What exactly would he expected to do…? Well, aside from assuring he could do, “whatever you want!” the playful letter suggests that he could be a guest speaker, become the ICA’s first celebrity fan, and, most importantly, add $20 to the donation box.
It’s a clever idea. Heck, why work through PR channels when you can harness the power of social media?
In fact, it’s already garnered an influential mention in man-about-town Sal Pizarro’s always fun Merc column. Sal writes, “It would be something else if Steve Martin — the actor, comedian, musician and playwright — walked through the doors of San Jose’s Institute of Contemporary Art next month.”

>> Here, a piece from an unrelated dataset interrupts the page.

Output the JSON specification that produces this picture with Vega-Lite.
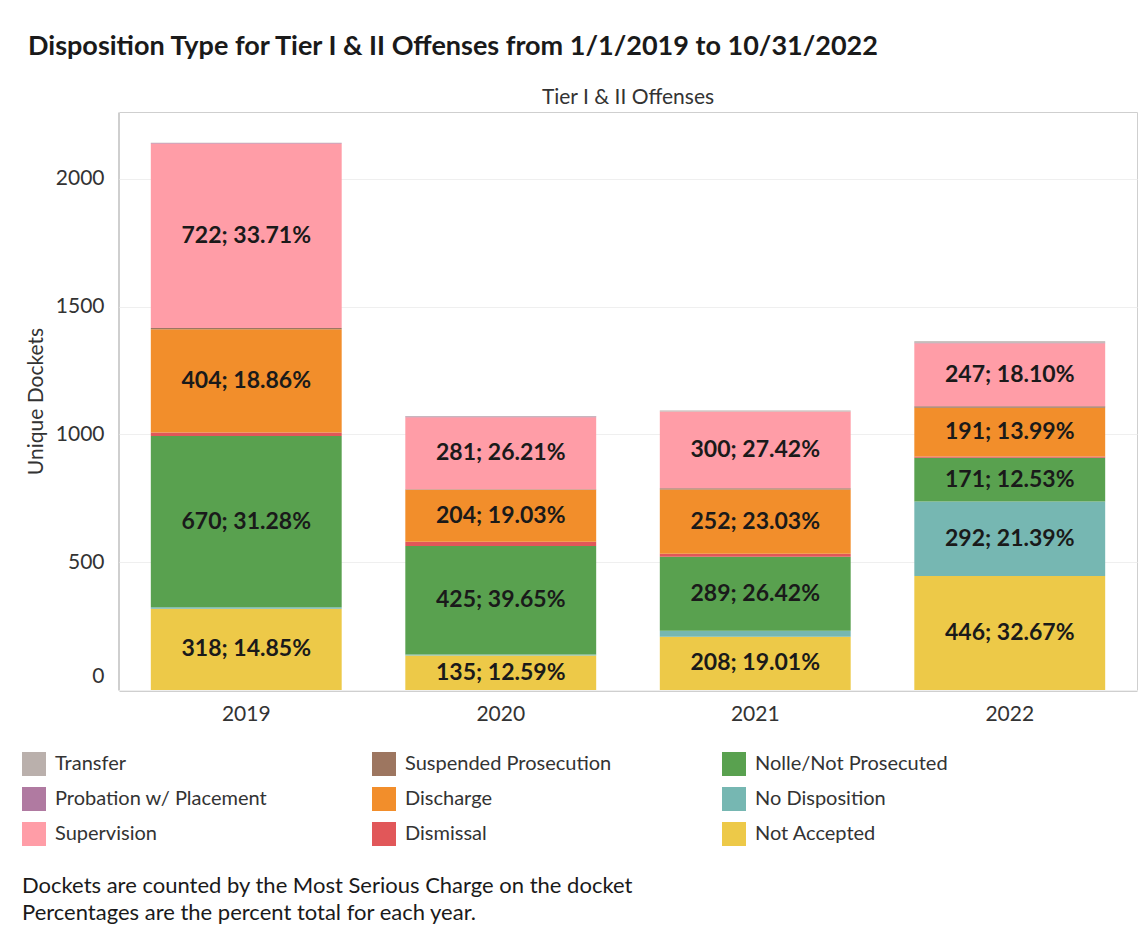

Yes, that would be something. And given that Steve Martin is a reported collector and fan of art, it would be entirely appropriate and also a reason to raise a glass to creative marketing. Even if Kimball and team don’t get their wish, it’s a cheeky campaign.
One of my fondest Steve Martin movie moments–and there are so, so many–comes from L.A. Story (1991), a sleeper that gave Sarah Jessica Parker her big break as a bohemian girlfriend, eager to dance in the rain. My favorite scene, though, involves a piece of art. We don’t see it at first. Martin passionately speaks about it while staring at it intently with friends looking on. We see his facial expressions, and hear him describe his deep emotions–this painting evokes deep human meaning. When we finally see the painting, a nondescript blur of red paint, we learn yet another tidbit that is the superficial of Los Angeles. To this day, I laugh out-loud foolishly; one of many brilliant scenes in a brilliant film.
In the words of the ICA, I too “look forward to a-snowball’s-chance-in-hell” of seeing Steve Martin next month in San Jose.